Num dos muitos processos pseudo-legais que lhe foram movidos, Navalni declarou: "O facto é que sou um homem religioso, o que me expõe constantemente ao ridículo na Fundação Anti-Corrupção e nas pessoas que me rodeiam, na sua maioria ateus. Eu também já fui ateu, e bastante militante. Mas agora sou crente e acho que isso me ajuda muito no meu trabalho. Tudo é mais claro para mim... Porque a Bíblia diz: 'Bem-aventurados os que têm fome e sede de justiça, porque serão saciados'".. Durante mais de um mês, o único livro que lhe restou na prisão foi o Bíblia. Nessa altura, Navalni decidiu memorizar o Sermão da Montanha em russo, inglês, francês e latim. Depois de o ter feito, um dia ofereceram aos prisioneiros a possibilidade de assistirem à missa e o nosso herói ficou impressionado com o facto de o Evangelho que aí liam ser precisamente o Sermão da Montanha.

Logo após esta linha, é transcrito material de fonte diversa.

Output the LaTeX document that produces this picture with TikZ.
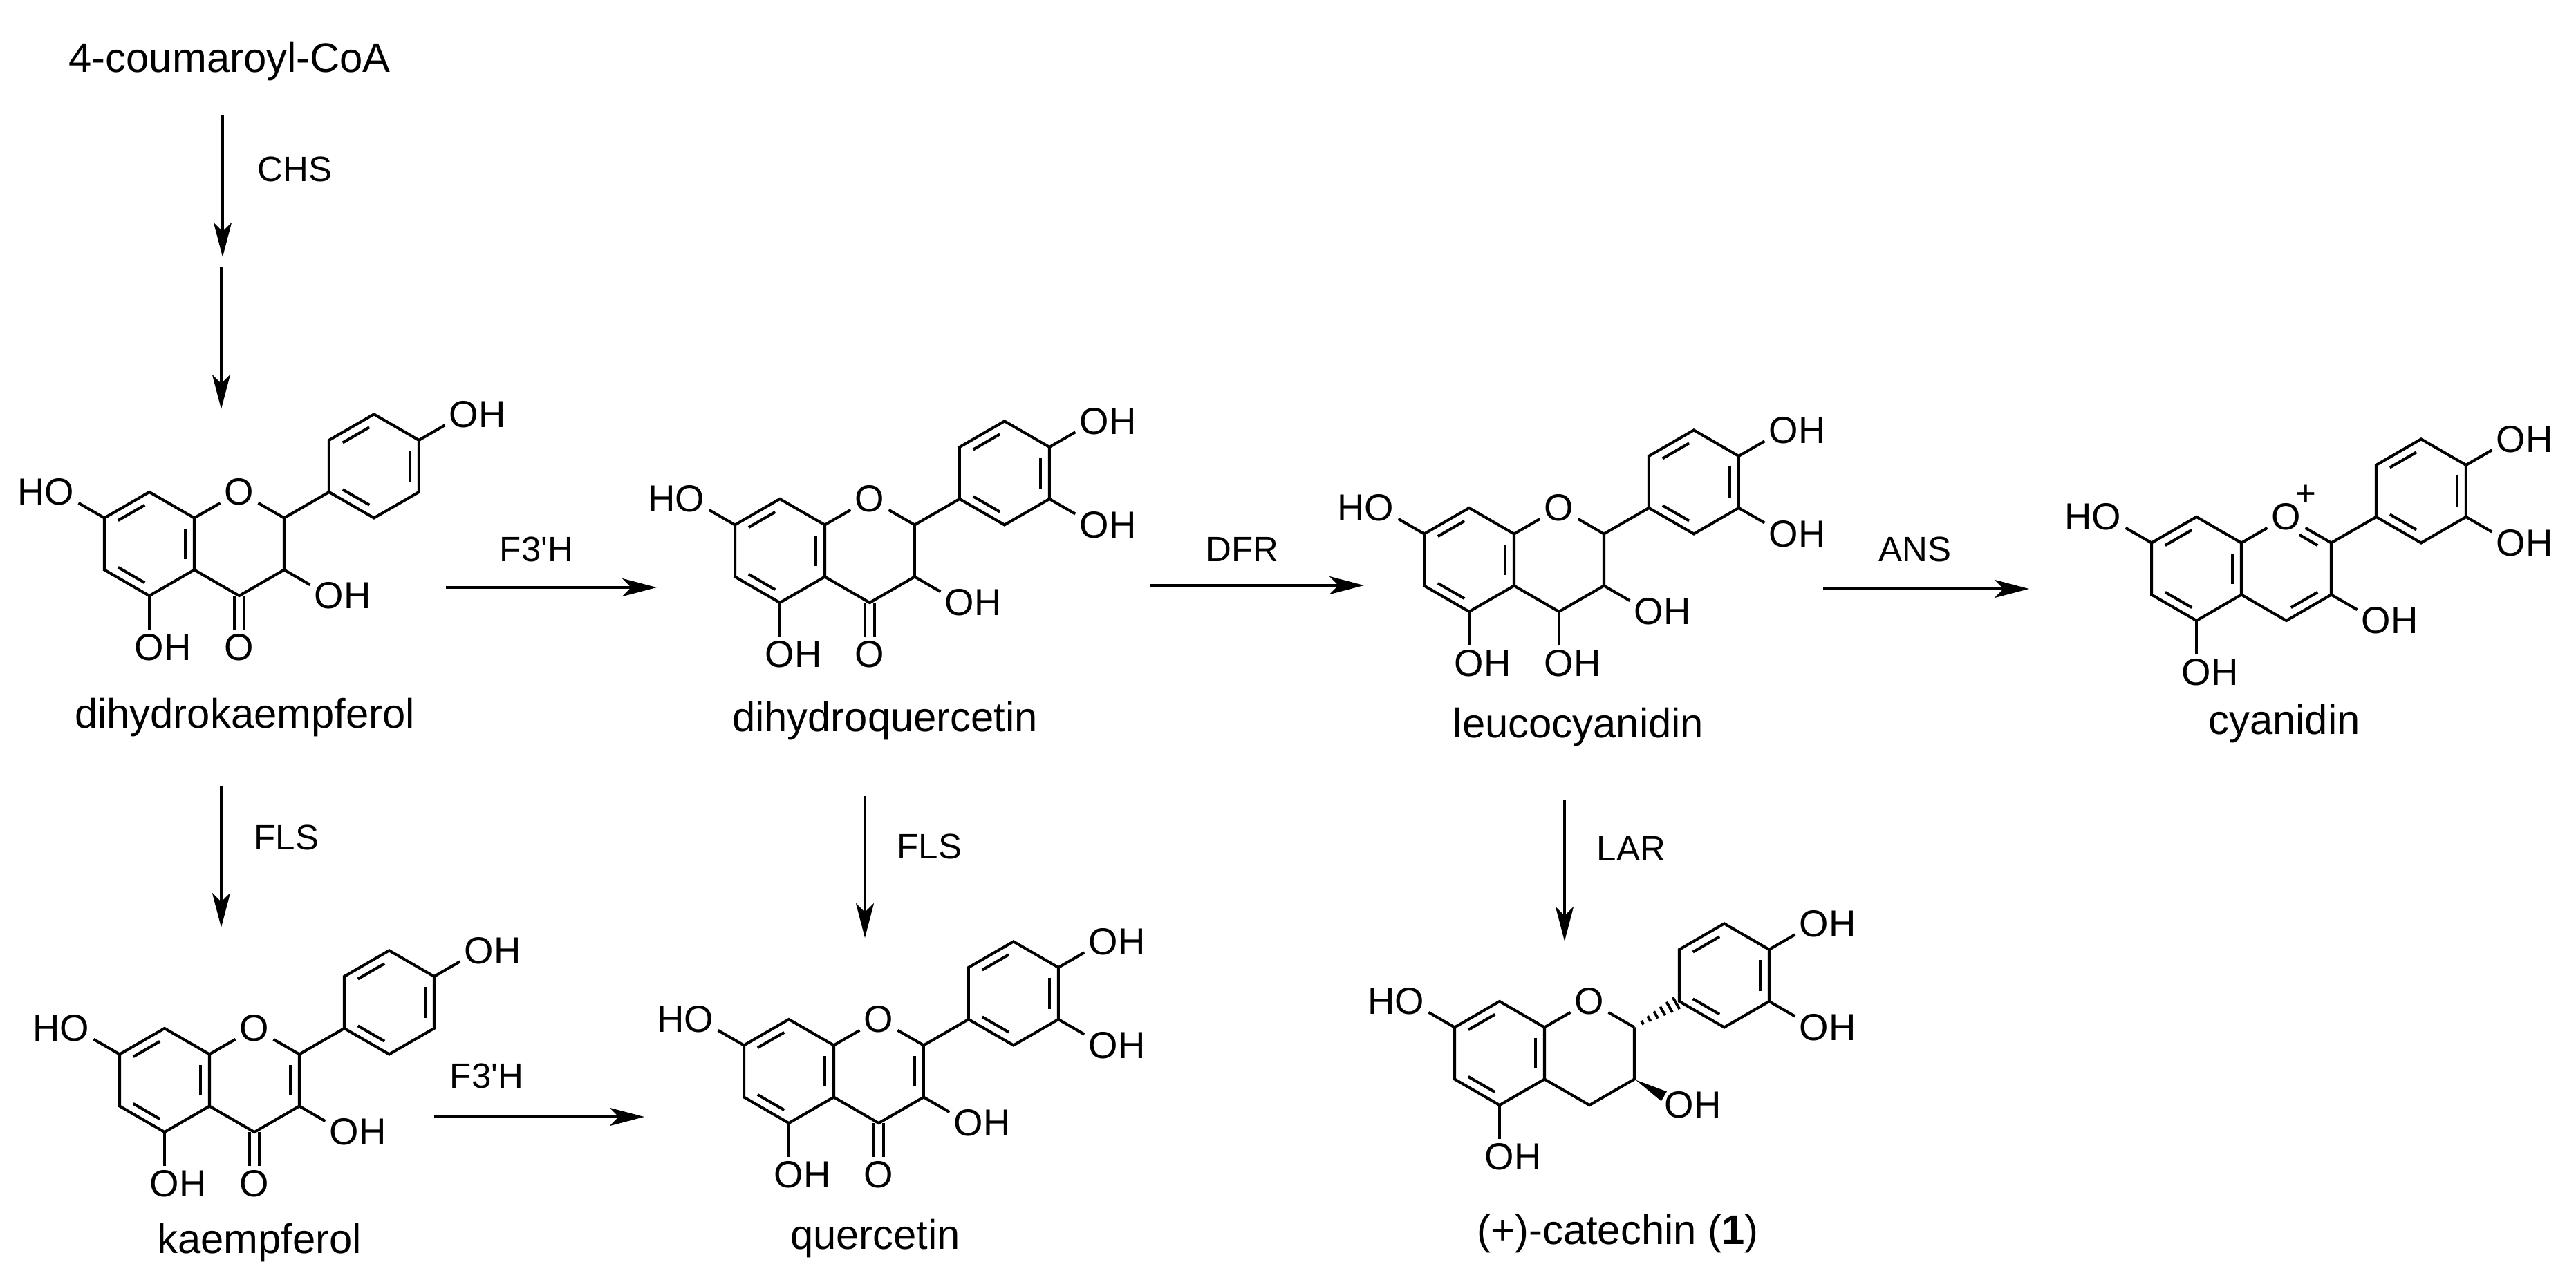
\documentclass[tikz,border=0pt]{standalone}
\usepackage{fontspec}
\setmainfont{Liberation Sans}
\usetikzlibrary{calc,arrows.meta}
\newcommand\afont{\fontsize{15.5pt}{17pt}\selectfont}
\newcommand\nfont{\fontsize{17pt}{20pt}\selectfont}
\newcommand\efont{\fontsize{14.5pt}{17pt}\selectfont}
\tikzset{
  bond/.style={line width=1.15pt},
  atom/.style={font=\afont, inner sep=1.6pt},
  arr/.style={line width=1.15pt,-{Stealth[length=5mm,width=2.6mm,inset=1.3mm]}},
  enz/.style={font=\efont, inner sep=0pt},
  mname/.style={font=\nfont, anchor=base, inner sep=0pt}
}
\newcommand\dbl[3]{\draw[bond] ($(#1)!0.13!(#2)!0.2!(#3)$) -- ($(#2)!0.13!(#1)!0.2!(#3)$);}
\newcommand\skel[1]{%
  \coordinate (#1A) at (0,0);
  \coordinate (#1C8) at (0,1);
  \coordinate (#1C8a) at (0.866,0.5);
  \coordinate (#1C4a) at (0.866,-0.5);
  \coordinate (#1C5) at (0,-1);
  \coordinate (#1C6) at (-0.866,-0.5);
  \coordinate (#1C7) at (-0.866,0.5);
  \coordinate (#1Cc) at (1.732,0);
  \coordinate (#1C2) at (2.598,0.5);
  \coordinate (#1C3) at (2.598,-0.5);
  \coordinate (#1C4) at (1.732,-1);
  \node[atom] (#1O1) at (1.732,1) {O};
  \coordinate (#1B) at (4.330,1.5);
  \coordinate (#1B1) at (3.464,1);
  \coordinate (#1B2) at (3.464,2);
  \coordinate (#1B3) at (4.330,2.5);
  \coordinate (#1B4) at (5.196,2);
  \coordinate (#1B5) at (5.196,1);
  \coordinate (#1B6) at (4.330,0.5);
  \draw[bond] (#1C7)--(#1C8)--(#1C8a)--(#1C4a)--(#1C5)--(#1C6)--cycle;
  \dbl{#1C7}{#1C8}{#1A}\dbl{#1C8a}{#1C4a}{#1A}\dbl{#1C5}{#1C6}{#1A}
  \draw[bond] (#1C8a) -- (#1O1) -- (#1C2);
  \draw[bond] (#1C2) -- (#1C3) -- (#1C4) -- (#1C4a);
  \draw[bond] (#1B1)--(#1B2)--(#1B3)--(#1B4)--(#1B5)--(#1B6)--cycle;
  \dbl{#1B2}{#1B3}{#1B}\dbl{#1B4}{#1B5}{#1B}\dbl{#1B6}{#1B1}{#1B}
  \node[atom] (#1O7) at (-1.732,1) {\llap{H}O};
  \draw[bond] (#1C7) -- (#1O7);
  \node[atom] (#1O5) at (0,-2) {O\rlap{H}};
  \draw[bond] (#1C5) -- (#1O5);
  \node[atom] (#1O4p) at (6.062,2.5) {O\rlap{H}};
  \draw[bond] (#1B4) -- (#1O4p);
}
\newcommand\threeOH[1]{%
  \node[atom] (#1O3p) at (6.062,0.5) {O\rlap{H}};
  \draw[bond] (#1B5) -- (#1O3p);}
\newcommand\ketone[1]{%
  \node[atom] (#1O4) at (1.732,-2) {O};
  \draw[bond] ([xshift=-0.7mm]#1C4) -- ([xshift=-0.7mm]#1O4.north);
  \draw[bond] ([xshift=0.7mm]#1C4) -- ([xshift=0.7mm]#1O4.north);}
\newcommand\threeol[1]{%
  \node[atom] (#1O3) at (3.464,-1) {O\rlap{H}};
  \draw[bond] (#1C3) -- (#1O3);}
\newcommand\Fth{F3\textquotesingle H}
\begin{document}
\begin{tikzpicture}[x=0.01cm,y=-0.01cm]
\useasboundingbox (0,0) rectangle (3726,1855);
\begin{scope}[shift={(216,787)},x=0.75cm,y=0.75cm]
  \skel{a}\ketone{a}\threeol{a}
  \draw[bond] (aC2) -- (aB1);
\end{scope}
\begin{scope}[shift={(1128,797)},x=0.75cm,y=0.75cm]
  \skel{b}\threeOH{b}\ketone{b}\threeol{b}
  \draw[bond] (bC2) -- (bB1);
\end{scope}
\begin{scope}[shift={(2125,810)},x=0.75cm,y=0.75cm]
  \skel{c}\threeOH{c}\threeol{c}
  \node[atom] (cO4) at (1.732,-2) {O\rlap{H}};
  \draw[bond] (cC4) -- (cO4);
  \draw[bond] (cC2) -- (cB1);
\end{scope}
\begin{scope}[shift={(3177,823)},x=0.75cm,y=0.75cm]
  \skel{d}\threeOH{d}\threeol{d}
  \draw[bond] (dC2) -- (dB1);
  \draw[bond] ($(dO1)!0.36!(dC2)!0.2!(dCc)$) -- ($(dC2)!0.13!(dO1)!0.2!(dCc)$);
  \dbl{dC3}{dC4}{dCc}
  \node[font=\efont, inner sep=0pt] (dplus) at ($(dO1)+(0.38,0.42)$) {+};
\end{scope}
\begin{scope}[shift={(238,1563)},x=0.75cm,y=0.75cm]
  \skel{e}\ketone{e}\threeol{e}
  \draw[bond] (eC2) -- (eB1);
  \dbl{eC2}{eC3}{eCc}
\end{scope}
\begin{scope}[shift={(1141,1550)},x=0.75cm,y=0.75cm]
  \skel{f}\threeOH{f}\ketone{f}\threeol{f}
  \draw[bond] (fC2) -- (fB1);
  \dbl{fC2}{fC3}{fCc}
\end{scope}
\begin{scope}[shift={(2169,1524)},x=0.75cm,y=0.75cm]
  \skel{g}\threeOH{g}
  \node[atom] (gO3) at (3.464,-1) {O\rlap{H}};
  \fill ($(gC3)!0.03!(gO3)$) -- ($(gC3)!0.66!(gO3)!0.8mm!90:(gO3)$) -- ($(gC3)!0.66!(gO3)!0.8mm!-90:(gO3)$) -- cycle;
  \foreach \t in {0.18,0.33,0.48,0.63,0.78,0.93}{
    \pgfmathsetmacro\w{0.15+0.9*\t}
    \draw[line width=1.1pt] ($(gC2)!\t!(gB1)!\w mm!90:(gB1)$) -- ($(gC2)!\t!(gB1)!\w mm!-90:(gB1)$);
  }
\end{scope}
\node[font=\nfont, anchor=base west, inner sep=0pt] (coum) at (99,105) {4-coumaroyl-CoA};
\node[mname] (ndhk) at (354,1053) {dihydrokaempferol};
\node[mname] (ndhq) at (1280,1058) {dihydroquercetin};
\node[mname] (nleu) at (2283,1067) {leucocyanidin};
\node[mname] (ncya) at (3304,1062) {cyanidin};
\node[mname] (nkae) at (375,1813) {kaempferol};
\node[mname] (nque) at (1266,1807) {quercetin};
\node[mname] (ncat) at (2340,1800) {(+)-catechin (\textbf{1})};
\coordinate (p1) at (322,167); \coordinate (p2) at (322,372);
\draw[arr] (p1) -- (p2);
\node[enz, anchor=west] (lchs) at (372,245) {CHS};
\coordinate (p3) at (320,387); \coordinate (p4) at (320,592);
\draw[arr] (p3) -- (p4);
\coordinate (p5) at (645,850); \coordinate (p6) at (950,850);
\draw[arr] (p5) -- (p6);
\node[enz] (lf3a) at (776,795) {\Fth};
\coordinate (p7) at (1664,847); \coordinate (p8) at (1973,847);
\draw[arr] (p7) -- (p8);
\node[enz] (ldfr) at (1797,795) {DFR};
\coordinate (p9) at (2637,852); \coordinate (p10) at (2935,852);
\draw[arr] (p9) -- (p10);
\node[enz] (lans) at (2770,795) {ANS};
\coordinate (p11) at (320,1137); \coordinate (p12) at (320,1342);
\draw[arr] (p11) -- (p12);
\node[enz, anchor=west] (lfls1) at (367,1212) {FLS};
\coordinate (p13) at (1251,1152); \coordinate (p14) at (1251,1357);
\draw[arr] (p13) -- (p14);
\node[enz, anchor=west] (lfls2) at (1297,1225) {FLS};
\coordinate (p15) at (2263,1158); \coordinate (p16) at (2263,1362);
\draw[arr] (p15) -- (p16);
\node[enz, anchor=west] (llar) at (2309,1228) {LAR};
\coordinate (p17) at (628,1616); \coordinate (p18) at (932,1616);
\draw[arr] (p17) -- (p18);
\node[enz] (lf3b) at (704,1557) {\Fth};
\end{tikzpicture}
\end{document}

Alexei Navalny e a procura do Reino de Deus
Navalni termina as suas memórias com as seguintes frases: "Sempre pensei, e digo-o abertamente, que ser crente facilita a vida e até a dissidência política. A fé facilita a vida... É discípulo da religião cujo fundador se sacrificou pelos outros e pagou pelos seus pecados? Acredita na imortalidade da alma e em tudo o resto? Se a resposta é sincera, que mais te preocupa? Por que razão murmurarias cem vezes sob a tua respiração algo que leste num volumoso tomo que tens na tua mesinha de cabeceira? "Não te preocupes com o dia de amanhã, porque o dia de amanhã trará a sua própria preocupação". O meu trabalho é procurar o Reino de Deus e a sua justiça, e deixar que o bom Jesus e o resto da sua família tratem de tudo o resto. Eles não me vão desiludir e vão resolver todas as minhas dores de cabeça. Como se costuma dizer aqui na prisão, eles vão levar os golpes por mim"..
Alexei Navalni sabia que podia ser morto, mas não era louco nem imprudente. O objetivo da sua vida nunca foi viver tranquila e confortavelmente, mas sim lutar até à morte por uma Rússia onde as pessoas não fossem mortas pelas suas ideias, um país próspero e democrático, onde prevalecesse a lei e não o tirano do dia para defender os seus privilégios. Por isso foi assassinado e por isso ofereceu a sua vida em sacrifício.